Estabelecemos a seguir uma ponte entre o Magnificat e as passagens inspiradoras, de cujas referências, a Virgem parece ter recorrido:


“E Maria disse: Minha alma glorifica ao Senhor, meu espírito exulta de alegria em Deus, meu Salvador” (Lc 1,46-47); “Ana pronunciou esta prece: Exulta o meu coração no Senhor, nele se eleva a minha força; a minha boca desafia os meus adversários, porque me alegro na vossa salvação” (1Sm 2,1); “Então a minha alma exultará no Senhor, e se alegrará pelo seu auxílio” (Sl 34,9).
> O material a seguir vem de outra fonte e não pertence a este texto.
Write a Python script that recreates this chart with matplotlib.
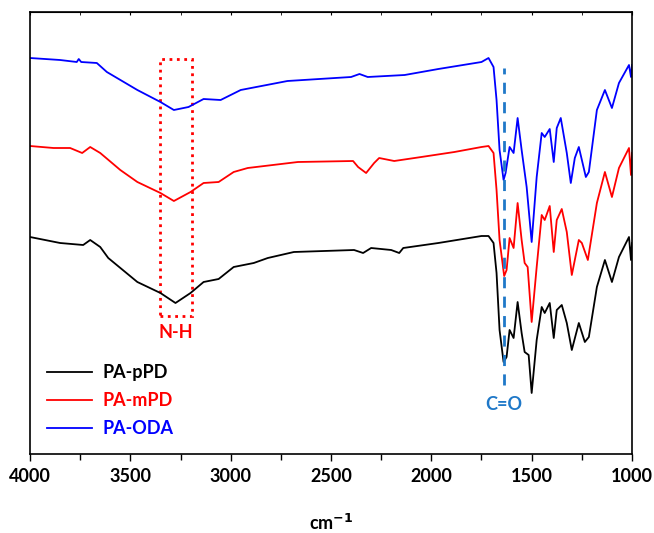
import matplotlib.pyplot as plt
from matplotlib.patches import Rectangle
from matplotlib.ticker import MultipleLocator

plt.rcParams['font.family'] = ['Lato', 'DejaVu Sans']
plt.rcParams['font.weight'] = 'bold'

# FTIR spectra, offset traces (arbitrary units)
wn_ppd = [4000, 3850, 3735, 3700, 3650, 3610, 3465, 3350, 3275, 3200, 3135, 3060,
          2985, 2885, 2815, 2685, 2385, 2340, 2300, 2200, 2160, 2140, 1965, 1750,
          1715, 1690, 1675, 1660, 1640, 1625, 1610, 1590, 1570, 1550, 1535, 1515,
          1500, 1475, 1450, 1435, 1410, 1390, 1375, 1350, 1325, 1300, 1265, 1235,
          1215, 1175, 1135, 1100, 1065, 1015, 1005, 1000]
t_ppd = [217, 211, 209, 214, 207, 196, 172, 161, 151, 161, 172, 175,
         187, 191, 196, 202, 204, 201, 206, 204, 201, 206, 211, 218,
         218, 211, 181, 124, 92, 97, 124, 116, 152, 121, 102, 99,
         61, 114, 147, 141, 151, 116, 144, 149, 131, 104, 131, 112,
         117, 167, 194, 172, 197, 217, 194, 211]

wn_mpd = [4000, 3883, 3800, 3740, 3700, 3650, 3550, 3465, 3350, 3283, 3200, 3135,
          3060, 2985, 2915, 2665, 2390, 2365, 2325, 2285, 2260, 2185, 2050, 1885,
          1750, 1715, 1690, 1675, 1660, 1637, 1625, 1610, 1590, 1570, 1550, 1535,
          1520, 1500, 1475, 1450, 1435, 1410, 1390, 1375, 1350, 1325, 1300, 1265,
          1250, 1220, 1175, 1135, 1100, 1065, 1015, 1005, 1000]
t_mpd = [308, 306, 306, 301, 307, 301, 284, 272, 261, 253, 262, 271,
         272, 282, 286, 292, 293, 287, 281, 291, 296, 293, 297, 302,
         307, 308, 301, 264, 214, 178, 184, 216, 206, 251, 214, 191,
         187, 132, 187, 239, 234, 248, 202, 234, 245, 222, 179, 214,
         211, 194, 251, 282, 257, 286, 306, 279, 301]

wn_oda = [4000, 3850, 3767, 3757, 3745, 3667, 3617, 3465, 3350, 3283, 3210, 3135,
          3050, 2950, 2717, 2400, 2358, 2317, 2133, 1965, 1750, 1715, 1690, 1675,
          1660, 1640, 1630, 1610, 1590, 1570, 1550, 1525, 1500, 1475, 1450, 1435,
          1410, 1390, 1375, 1355, 1325, 1305, 1285, 1265, 1230, 1215, 1175, 1135,
          1100, 1065, 1015, 1005, 1000]
t_oda = [396, 394, 392, 395, 392, 391, 382, 364, 352, 344, 347, 355,
         354, 364, 373, 377, 380, 377, 379, 385, 392, 396, 387, 354,
         304, 274, 281, 307, 301, 336, 304, 267, 212, 277, 321, 317,
         325, 292, 326, 336, 301, 271, 296, 307, 277, 282, 344, 364,
         346, 371, 389, 377, 389]

series = [
    ('PA-pPD', wn_ppd, t_ppd, 'black'),
    ('PA-mPD', wn_mpd, t_mpd, 'red'),
    ('PA-ODA', wn_oda, t_oda, 'blue'),
]

fig = plt.figure(figsize=(6.54, 5.33), dpi=100)
ax = fig.add_axes([30 / 654, 79 / 533, 602 / 654, 442 / 533])

for name, wn, t, c in series:
    ax.plot(wn, t, color=c, lw=1.3, label=name)

ax.set_xlim(4000, 1000)
ax.set_ylim(0, 442)
ax.xaxis.set_major_locator(MultipleLocator(500))
ax.xaxis.set_minor_locator(MultipleLocator(250))
ax.tick_params(axis='x', which='both', direction='out', labelsize=13, width=1)
ax.tick_params(axis='x', which='major', length=5, pad=5)
ax.tick_params(axis='x', which='minor', length=4)
ax.set_yticks([])
ax2 = ax.secondary_xaxis('top')
ax2.xaxis.set_major_locator(MultipleLocator(500))
ax2.xaxis.set_minor_locator(MultipleLocator(250))
ax2.tick_params(axis='x', which='both', direction='in', length=2, labeltop=False)
for sp in ax.spines.values():
    sp.set_linewidth(1.2)
ax.set_xlabel('cm$^{\\mathbf{-1}}$', fontsize=13, fontweight='bold', labelpad=20)

# N-H band box
ax.add_patch(Rectangle((3350, 138), -155, 257, fill=False, ec='red', ls=':', lw=2))
ax.text(3272, 130, 'N-H', color='red', fontsize=13, fontweight='bold',
        ha='center', va='top')

# C=O marker
ax.plot([1640, 1640], [69, 386], color='#1f78c8', ls='--', lw=2, dashes=(4, 3))
ax.text(1640, 58, 'C=O', color='#1f78c8', fontsize=13, fontweight='bold',
        ha='center', va='top')

leg = ax.legend(loc='lower left', bbox_to_anchor=(0.0, 0.0), frameon=False,
                fontsize=13, handlelength=2.5, labelspacing=0.6,
                borderaxespad=0.55, handletextpad=0.55)
for txt, (_, _, _, c) in zip(leg.get_texts(), series):
    txt.set_color(c)
    txt.set_fontweight('bold')

fig.savefig('out.png', dpi=100)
“Porque olhou para sua pobre serva. Por isto, desde agora, me proclamarão bem-aventurada todas as gerações” (Lc 1,48); “E fez um voto, dizendo: Senhor dos exércitos, se vos dignardes olhar para a aflição de vossa serva, e vos lembrardes de mim; se não vos esquecerdes de vossa escrava e lhe derdes um filho varão, eu o consagrarei ao Senhor durante todos os dias de sua vida, e a navalha não passará pela sua cabeça” (1Sm 1,11); “Sim, excelso é o Senhor, mas olha os pequeninos, enquanto seu olhar perscruta os soberbos” (Sl 137,6).


“Porque realizou em mim maravilhas aquele que é poderoso e cujo nome é Santo” (Lc 1,49); “Enviou a seu povo a redenção, concluiu com ele uma aliança eterna. Santo e venerável é o seu nome” (Sl 110,9); “Sim, o Senhor fez por nós grandes coisas; ficamos exultantes de alegria!” (Sl 125,3).
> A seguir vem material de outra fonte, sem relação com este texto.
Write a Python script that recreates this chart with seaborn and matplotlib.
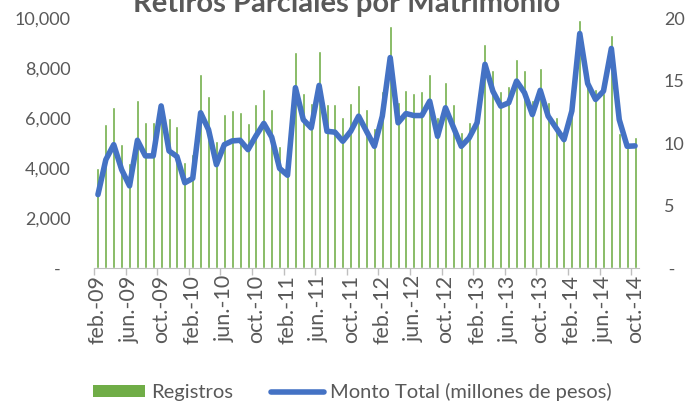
import numpy as np
import pandas as pd
import seaborn as sns
from matplotlib import pyplot as plt
from matplotlib.lines import Line2D
from matplotlib.patches import Patch
from matplotlib.ticker import FixedLocator, FuncFormatter

# monthly categories feb-09 .. oct-14
month_abbr = ["ene.", "feb.", "mar.", "abr.", "may.", "jun.",
              "jul.", "ago.", "sep.", "oct.", "nov.", "dic."]
months = pd.date_range("2009-02-01", "2014-10-01", freq="MS")
month_labels = [f"{month_abbr[m.month - 1]}-{m.year % 100:02d}" for m in months]

registros = [
    4000, 5760, 6460, 4970, 4200, 6730, 5840, 5840, 6450, 6000, 5690,
    4260, 4570, 7760, 6890, 5090, 6160, 6330, 6260, 5800, 6570, 7180, 6370,
    4880, 3800, 8670, 7030, 6600, 8700, 6560, 6560, 6050, 6600, 7330, 6360,
    5600, 7090, 9690, 6660, 7130, 7030, 7090, 7760, 6060, 7460, 6560, 5470,
    5840, 6560, 8970, 7930, 7090, 7290, 8360, 7930, 6730, 8000, 6660, 6040,
    5130, 6200, 9930, 7460, 7160, 7000, 9330, 5430, 4860, 5270,
]
monto_total = [
    5.9, 8.7, 9.9, 7.9, 6.6, 10.25, 9.0, 9.0, 13.0, 9.4, 8.95,
    6.85, 7.2, 12.45, 11.1, 8.3, 9.9, 10.2, 10.25, 9.5, 10.6, 11.6, 10.5,
    8.0, 7.45, 14.46, 11.9, 11.24, 14.64, 10.97, 10.9, 10.17, 10.97, 12.18, 10.97,
    9.77, 12.18, 16.87, 11.65, 12.39, 12.23, 12.23, 13.38, 10.57, 12.85, 11.3, 9.77,
    10.44, 11.65, 16.33, 14.18, 12.98, 13.25, 14.99, 14.06, 12.31, 14.25, 12.18, 11.24,
    10.3, 12.6, 18.8, 14.8, 13.52, 14.18, 17.6, 11.9, 9.77, 9.8,
]

left_ticks = [0, 2000, 4000, 6000, 8000, 10000]
right_ticks = [0, 5, 10, 15, 20]

GREEN = "#70AD47"
BLUE = "#4472C4"
TEXT = "#595959"

sns.set_style("white")
plt.rcParams["font.family"] = ["Lato", "DejaVu Sans"]

df = pd.DataFrame({"mes": month_labels, "pos": np.arange(len(month_labels)),
                   "registros": registros, "monto": monto_total})

fig = plt.figure(figsize=(6.86, 4.01), dpi=100)
ax = fig.add_axes([94 / 686, 1 - 268.3 / 401, 545 / 686, 249.8 / 401])

sns.barplot(data=df, x="mes", y="registros", color=GREEN, saturation=1,
            width=0.38, ax=ax)
ax.set_xlim(-0.5, len(df) - 0.5)
ax.set_ylim(0, 10000)
ax.set_xlabel("")
ax.set_ylabel("")

ax2 = ax.twinx()
sns.lineplot(data=df, x="pos", y="monto", color=BLUE, linewidth=4,
             solid_capstyle="round", solid_joinstyle="round", ax=ax2)
ax2.set_ylim(0, 20)
ax2.set_xlim(-0.5, len(df) - 0.5)
ax2.set_xlabel("")
ax2.set_ylabel("")

# x axis: labels every 4 months, tick marks between categories
label_pos = list(range(0, len(df), 4))
ax.xaxis.set_major_locator(FixedLocator(label_pos))
ax.set_xticklabels([month_labels[i] for i in label_pos], rotation=90,
                   fontsize=15.5, color=TEXT)
ax.xaxis.set_minor_locator(FixedLocator([p - 0.5 for p in label_pos]))
ax.tick_params(axis="x", which="major", length=0, pad=5)
ax.tick_params(axis="x", which="minor", length=5, width=1, color="#BFBFBF",
               bottom=True)

ax.yaxis.set_major_locator(FixedLocator(left_ticks))
ax.yaxis.set_major_formatter(FuncFormatter(
    lambda v, p: "-  " if v == 0 else f"{int(v):,}"))
ax.tick_params(axis="y", length=0, pad=17, labelsize=13, labelcolor=TEXT)

ax2.yaxis.set_major_locator(FixedLocator(right_ticks))
ax2.yaxis.set_major_formatter(FuncFormatter(
    lambda v, p: " -" if v == 0 else f"{int(v)}"))
ax2.tick_params(axis="y", length=0, pad=18, labelsize=13, labelcolor=TEXT)

for a in (ax, ax2):
    for side in ("top", "left", "right"):
        a.spines[side].set_visible(False)
    a.spines["bottom"].set_color("#BFBFBF")
    a.grid(False)
ax2.spines["bottom"].set_visible(False)

fig.text(346.5 / 686, 1 - 12 / 401, "Retiros Parciales por Matrimonio",
         ha="center", va="baseline", fontsize=21, fontweight="bold", color=TEXT)

handles = [Patch(facecolor=GREEN, edgecolor="none"),
           Line2D([0], [0], color=BLUE, linewidth=4, solid_capstyle="round")]
fig.legend(handles, ["Registros", "Monto Total (millones de pesos)"],
           loc="center", bbox_to_anchor=(352 / 686, 1 - 392 / 401), ncol=2,
           frameon=False, fontsize=14.5, labelcolor=TEXT, handlelength=2.6,
           handleheight=0.5, handletextpad=0.3, columnspacing=1.9)

fig.savefig("out.png", dpi=100)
“Sua misericórdia se estende, de geração em geração, sobre os que o temem” (Lc 1,50); “Faço aliança contigo e com tua posteridade, uma aliança eterna, de geração em geração, para que eu seja o teu Deus e o Deus de tua posteridade” (Gn 17,7); “Mas uso de misericórdia até a milésima geração com aqueles que me amam e guardam os meus mandamentos” (Ex 20,6).


“Manifestou o poder do seu braço: desconcertou os corações dos soberbos” (Lc 1,51); “O Senhor descobre seu braço santo aos olhares das nações, e todos os confins da terra verão o triunfo de nosso Deus” (Is 52,10).


“Derrubou do trono os poderosos e exaltou os humildes” (Lc 1,52); “Quebra-se o arco dos fortes, enquanto os fracos se revestem de vigor […]Levanta do pó o mendigo, do esterco retira o indigente, para fazê-los sentar-se entre os nobres e outorgar-lhes um trono de honra, porque do Senhor são as colunas da terra. Sobre elas estabeleceu o mundo” (1Sm 2,4.8); “Exalta os humildes, e dá nova alegria aos que estão de luto” (Jó 5,11).


“Saciou de bens os indigentes e despediu de mãos vazias os ricos” (Lc 1,53); “Os abastados se assalariam para ganharem o que comer, enquanto os famintos são saciados. Sete vezes dá à luz a estéril, enquanto a mãe de numerosos filhos enlanguesce. O Senhor dá a morte e a vida, faz descer à habitação dos mortos e de lá voltar” (1Sm 2,5-6).


“Acolheu a Israel, seu servo, lembrado da sua misericórdia” (Lc 1,54); “Naquele tempo - oráculo do Senhor - serei o Deus de todas as tribos de Israel, e elas constituirão o meu povo […] De longe me aparecia o Senhor: amo-te com eterno amor, e por isso a ti estendi o meu favor” (Jr 31,1.3); “Lembrou-se de sua bondade e de sua fidelidade em favor da casa de Israel. Os confins da terra puderam ver a salvação de nosso Deus” (Sl 97,3).


“Conforme prometera a nossos pais, em favor de Abraão e sua posteridade, para sempre” (Lc 1,55); “O Senhor fez a Davi um juramento, de que não há de se retratar: Colocarei em teu trono um descendente de tua raça” (Sl 131,11).


Ao contemplarmos este brado profético de louvor emanado dos lábios e do interior da Virgem Santa, Mulher atenta à Palavra do Senhor, somos invitados, a partir do seu exemplo, a um olhar de esperança, na certeza de que a providência de Deus age, inclusive quando estamos no charco de nossa miséria, muito embora Maria Santíssima fosse imaculada e, “ab aeterno”, fosse grande aos olhos do Criador que a cumulou de tantas graças em previsão dos méritos de Cristo. Que a intercessão materna da Senhora de Nazaré sempre nos auxilie.